In the recommendations made in June, the highlights of the report were incentives to gram panchayats, tax exemptions made to the contributors of SBM, funds for solid-liquid waste management (solid waste and liquids coming out of toilets, increasing the toilet incentive in flood-prone areas of the country and raising the central share of funds.

In September also, the recommendations were more or less the same as made in June. But the last two meetings of the sub-group brought out the reluctance on the part of several states on the cess issue. The Centre-state conflict is clear on the allocation of funds. The former is always entrusted with too much money while states are starved of money when they have so much to do, experts said.

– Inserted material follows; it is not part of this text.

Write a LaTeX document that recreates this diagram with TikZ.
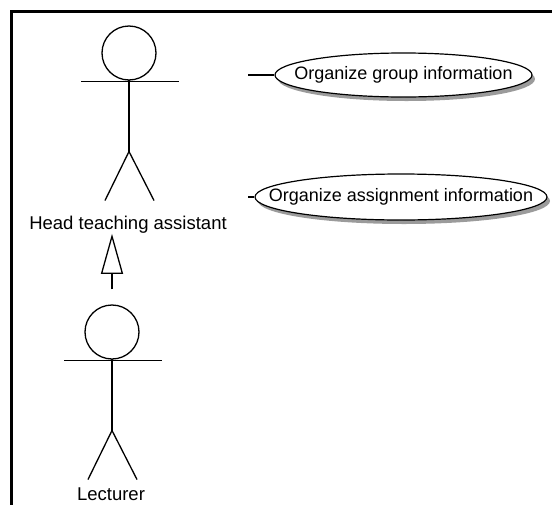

Will the purpose be served?
The stand taken by the states on the issue of levying cess puts a question mark on the accomplishment of SBM. For instance, in Karnataka more than 100 percent has been spent from the Centre’s allocation and around 97 percent spent from state’s share in the last financial year, but the state is yet to attain the status of a clean state. On the other hand, Andhra Pradesh spent very little of the Centre’s funding in 2014-15.

According to experts, reaching the target is an uphill task for almost all the states. If the cess issue is accepted, then surely many states will protest. The only way out is to mobilize corporates and individuals to contribute to the SBM cell. Both the Centre and the states have a big role to play in this, they said.